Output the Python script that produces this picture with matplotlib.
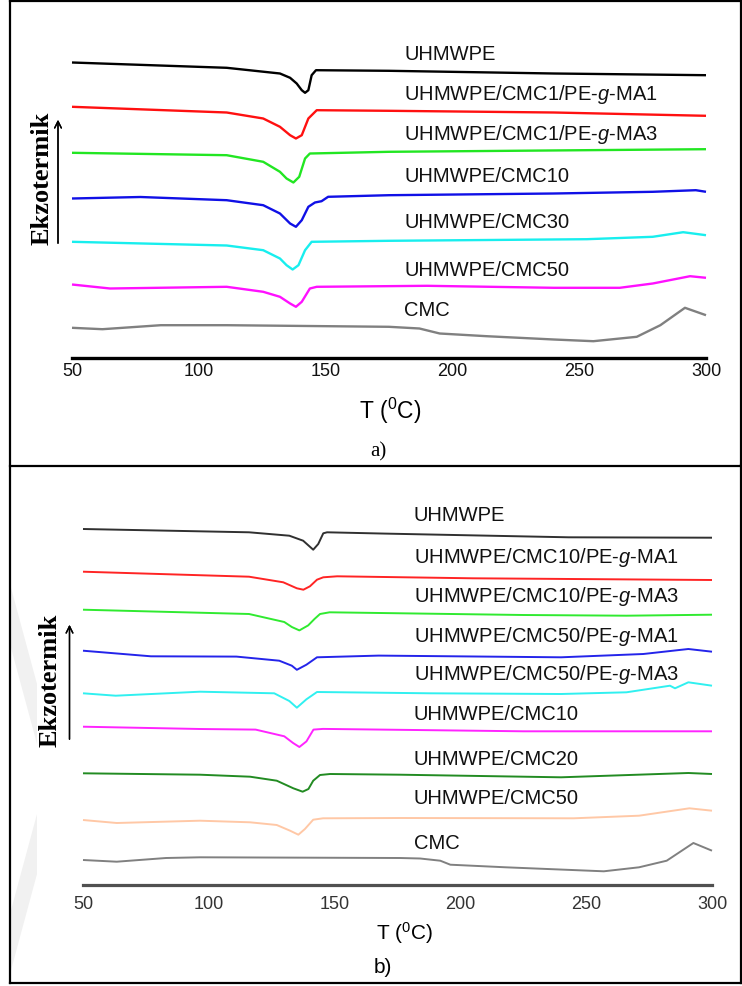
import matplotlib
matplotlib.use("Agg")
import matplotlib.pyplot as plt
from matplotlib.lines import Line2D
from matplotlib.patches import Polygon

plt.rcParams["font.family"] = ["Liberation Sans", "DejaVu Sans"]
plt.rcParams["mathtext.fontset"] = "custom"
plt.rcParams["mathtext.rm"] = "Liberation Sans"
plt.rcParams["mathtext.it"] = "Liberation Sans:italic"

W, H = 742, 987

# ---- panel a) DSC curves (T in degC, heat flow in arbitrary offset units) ----
A_UHMWPE_T = [50, 111, 132, 136, 138.6, 140.6, 141.9, 143.2, 144.5, 146.2, 175, 240, 300]
A_UHMWPE_Q = [29.5, 28.97, 28.4, 27.97, 27.4, 26.73, 26.47, 26.73, 28.23, 28.73, 28.67, 28.4, 28.23]

A_CMC1_MA1_T = [50, 111, 125.4, 132, 136, 138.3, 140.6, 143.2, 146.5, 175, 240, 300]
A_CMC1_MA1_Q = [25.07, 24.5, 23.9, 23.07, 22.23, 21.9, 22.23, 23.9, 24.73, 24.67, 24.5, 24.17]

A_CMC1_MA3_T = [50, 111, 125.4, 132, 134.6, 137.3, 139.6, 141.9, 143.8, 175, 300]
A_CMC1_MA3_Q = [20.47, 20.23, 19.57, 18.57, 17.9, 17.5, 18.07, 19.9, 20.4, 20.57, 20.83]

A_CMC10_T = [50, 77, 111, 125.4, 132, 136, 138.3, 140.6, 143.2, 145.8, 148.4, 151, 175, 240, 279, 296, 300]
A_CMC10_Q = [15.9, 16.05, 15.73, 15.23, 14.4, 13.4, 13.07, 13.73, 15.07, 15.5, 15.63, 16.07, 16.23, 16.4, 16.57, 16.73, 16.57]

A_CMC30_T = [50, 111, 125.4, 132, 134.6, 137, 139.3, 141.9, 144.5, 175, 253, 279, 291, 300]
A_CMC30_Q = [11.57, 11.2, 10.73, 9.9, 9.23, 8.8, 9.23, 10.73, 11.57, 11.67, 11.83, 12.07, 12.53, 12.23]

A_CMC50_T = [50, 65, 111, 125.4, 132, 136, 138.3, 140.6, 143.8, 146.5, 190, 240, 266, 279, 293.7, 300]
A_CMC50_Q = [7.3, 6.9, 7.07, 6.57, 6.07, 5.4, 5.07, 5.57, 6.9, 7.07, 7.17, 6.97, 6.97, 7.4, 8.13, 7.97]

A_CMC_T = [50, 62, 85, 111, 175, 187, 195, 213.5, 240, 255.6, 272.7, 282, 291.7, 300]
A_CMC_Q = [2.97, 2.83, 3.23, 3.23, 3.07, 2.9, 2.4, 2.13, 1.8, 1.63, 2.07, 3.23, 4.97, 4.23]

A_LABELS = ["UHMWPE", "UHMWPE/CMC1/PE-$g$-MA1", "UHMWPE/CMC1/PE-$g$-MA3",
            "UHMWPE/CMC10", "UHMWPE/CMC30", "UHMWPE/CMC50", "CMC"]
A_COLORS = ["#000000", "#ff1010", "#22e622", "#1010e6", "#18eeee", "#ff10ff", "#808080"]

# ---- panel b) ----
B_UHMWPE_T = [50, 116, 132, 137.5, 141.5, 143.5, 145.5, 147, 170, 243, 300]
B_UHMWPE_Q = [35.6, 35.27, 34.93, 34.43, 33.53, 34.1, 35.17, 35.27, 35.14, 34.77, 34.73]

B_CMC10_MA1_T = [50, 116, 129.6, 135, 137.6, 140.2, 143, 145.5, 151, 205, 300]
B_CMC10_MA1_Q = [31.33, 30.83, 30.27, 29.67, 29.53, 29.87, 30.53, 30.77, 30.87, 30.67, 30.5]

B_CMC10_MA3_T = [50, 116, 130, 133, 136, 139.5, 142, 144.2, 148, 225, 266, 300]
B_CMC10_MA3_Q = [27.53, 27.1, 26.3, 25.8, 25.46, 25.96, 26.6, 27.1, 27.27, 27.0, 26.93, 27.03]

B_CMC50_MA1_T = [50, 77, 111, 128, 133, 135, 138.8, 143, 167.5, 240, 272.7, 290.6, 300]
B_CMC50_MA1_Q = [23.43, 22.87, 22.84, 22.43, 21.93, 21.52, 22.03, 22.77, 22.94, 22.77, 23.1, 23.6, 23.33]

B_CMC50_MA3_T = [50, 63, 96.5, 126, 132, 135, 138.8, 143, 188, 240, 266, 283.3, 285.3, 290.6, 300]
B_CMC50_MA3_Q = [19.17, 18.93, 19.33, 19.17, 18.4, 17.73, 18.57, 19.3, 19.17, 19.1, 19.27, 19.93, 19.67, 20.27, 19.93]

B_CMC10_T = [50, 96.5, 118.6, 130, 133.5, 136, 138.8, 141.6, 145.4, 225, 300]
B_CMC10_Q = [15.83, 15.6, 15.54, 14.87, 14.2, 13.8, 14.36, 15.54, 15.61, 15.37, 15.37]

B_CMC20_T = [50, 96.5, 116.4, 127, 133.6, 137.3, 139.6, 141.5, 144.2, 148.2, 176, 240, 290.6, 300]
B_CMC20_Q = [11.17, 11.03, 10.83, 10.43, 9.67, 9.33, 9.6, 10.43, 11.0, 11.1, 11.03, 10.77, 11.2, 11.1]

B_CMC50_T = [50, 63.4, 96.5, 116.4, 127, 132.3, 135.6, 138.2, 141.5, 145.4, 176, 245, 271, 291, 300]
B_CMC50_Q = [6.5, 6.2, 6.43, 6.27, 6.0, 5.43, 5.03, 5.6, 6.53, 6.67, 6.7, 6.67, 6.93, 7.67, 7.43]

B_CMC_T = [50, 63.4, 83, 96.5, 176, 184, 192, 196, 218, 257, 271, 282, 292.6, 300]
B_CMC_Q = [2.5, 2.33, 2.7, 2.77, 2.7, 2.65, 2.43, 2.03, 1.77, 1.37, 1.77, 2.43, 4.2, 3.43]

B_LABELS = ["UHMWPE", "UHMWPE/CMC10/PE-$g$-MA1", "UHMWPE/CMC10/PE-$g$-MA3",
            "UHMWPE/CMC50/PE-$g$-MA1", "UHMWPE/CMC50/PE-$g$-MA3",
            "UHMWPE/CMC10", "UHMWPE/CMC20", "UHMWPE/CMC50", "CMC"]
B_COLORS = ["#303030", "#ff2424", "#30ea30", "#2424ea", "#30f0f0", "#ff24ff",
            "#228b22", "#ffc8a6", "#808080"]

X_TICKS = [50, 100, 150, 200, 250, 300]


def fx(px):
    return px / W


def fy(py):
    return 1 - py / H


def draw_panel(fig, left, right, zero_py, top_val, curves, colors, labels,
               label_x, label_y, axis_color, axis_lw, curve_lw, tick_pad, tick_color):
    ax = fig.add_axes([fx(left), fy(zero_py), fx(right) - fx(left), top_val * 10 / H])
    ax.set_xlim(50, 300)
    ax.set_ylim(0, top_val)
    ax.patch.set_alpha(0)

    for side in ["top", "left", "right"]:
        ax.spines[side].set_visible(False)
    ax.spines["bottom"].set_color(axis_color)
    ax.spines["bottom"].set_linewidth(axis_lw)

    ax.set_yticks([])
    ax.set_xticks(X_TICKS)
    ax.tick_params(axis="x", length=0, pad=tick_pad, labelsize=13, labelcolor=tick_color)

    for (t, q), c in zip(curves, colors):
        ax.plot(t, q, color=c, lw=curve_lw, solid_joinstyle="round",
                solid_capstyle="butt", clip_on=False)

    for name, yv in zip(labels, label_y):
        ax.text(label_x, yv, name, fontsize=14.5, va="center", ha="left", color="#111111")
    return ax


def frame_line(fig, x0, y0, x1, y1):
    fig.add_artist(Line2D([fx(x0), fx(x1)], [fy(y0), fy(y1)],
                          color="black", lw=1.6, transform=fig.transFigure))


def side_arrow(fig, x, y_tail, y_head):
    fig.add_artist(plt.annotate("", xy=(fx(x), fy(y_head)), xytext=(fx(x), fy(y_tail)),
                                xycoords="figure fraction", textcoords="figure fraction",
                                arrowprops=dict(arrowstyle="->", lw=1.0, color="black",
                                                mutation_scale=12)))


def main():
    fig = plt.figure(figsize=(W / 100, H / 100), dpi=100)

    # faint watermark chevron at the left edge of panel b
    for pts in [[(10, 585), (10, 645), (37, 745), (37, 685)],
                [(37, 815), (37, 875), (10, 975), (10, 915)]]:
        fig.add_artist(Polygon([(fx(x), fy(y)) for x, y in pts], closed=True,
                               facecolor="#f1f1f1", edgecolor="none",
                               transform=fig.transFigure, zorder=0))

    a_curves = [(A_UHMWPE_T, A_UHMWPE_Q), (A_CMC1_MA1_T, A_CMC1_MA1_Q),
                (A_CMC1_MA3_T, A_CMC1_MA3_Q), (A_CMC10_T, A_CMC10_Q),
                (A_CMC30_T, A_CMC30_Q), (A_CMC50_T, A_CMC50_Q), (A_CMC_T, A_CMC_Q)]
    a_label_y = [30.35, 26.35, 22.35, 18.18, 13.57, 8.85, 4.85]
    draw_panel(fig, 72, 706, 358.5, 32, a_curves, A_COLORS, A_LABELS,
               181.0, a_label_y, "black", 2.4, 1.7, 3, "#111111")

    b_curves = [(B_UHMWPE_T, B_UHMWPE_Q), (B_CMC10_MA1_T, B_CMC10_MA1_Q),
                (B_CMC10_MA3_T, B_CMC10_MA3_Q), (B_CMC50_MA1_T, B_CMC50_MA1_Q),
                (B_CMC50_MA3_T, B_CMC50_MA3_Q), (B_CMC10_T, B_CMC10_Q),
                (B_CMC20_T, B_CMC20_Q), (B_CMC50_T, B_CMC50_Q), (B_CMC_T, B_CMC_Q)]
    b_label_y = [37.05, 32.85, 28.9, 24.95, 21.1, 17.12, 12.68, 8.72, 4.28]
    draw_panel(fig, 83, 712, 886, 38, b_curves, B_COLORS, B_LABELS,
               181.5, b_label_y, "#505050", 2.3, 1.4, 7, "#333333")

    # axis titles, panel letters, y-direction marks
    fig.text(fx(390), fy(411), "T ($^{0}$C)", fontsize=16.5, ha="center", va="center")
    fig.text(fx(404.5), fy(933), "T ($^{0}$C)", fontsize=15, ha="center", va="center")
    fig.text(fx(378.5), fy(452), "a)", fontsize=15, ha="center", va="center",
             family="Liberation Serif")
    fig.text(fx(383), fy(968), "b)", fontsize=15, ha="center", va="center")

    for x, yc in [(42, 178), (50.5, 680)]:
        fig.text(fx(x), fy(yc), "Ekzotermik", rotation=90, fontsize=19, fontweight="bold",
                 family="Liberation Serif", ha="center", va="center")
    side_arrow(fig, 58, 247, 118)
    side_arrow(fig, 69.5, 743, 623)

    # boxes around the two panels
    frame_line(fig, 10, 2, 741, 2)
    frame_line(fig, 10, 2, 10, 984)
    frame_line(fig, 741, 2, 741, 466)
    frame_line(fig, 10, 466.5, 741, 466.5)
    frame_line(fig, 740.5, 466, 740.5, 984)
    frame_line(fig, 10, 984, 740.5, 984)

    fig.savefig("out.png", dpi=100)


if __name__ == "__main__":
    main()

YOUR OBJECTIVE: Write out each line of the listing above, exactly, from its first line to the line holding "from matplotlib.patches import Polygon", inclusive. Skip the pictures.

RESPONSE TO THE TASK:
Output the Python script that produces this picture with matplotlib.
import matplotlib
matplotlib.use("Agg")
import matplotlib.pyplot as plt
from matplotlib.lines import Line2D
from matplotlib.patches import Polygon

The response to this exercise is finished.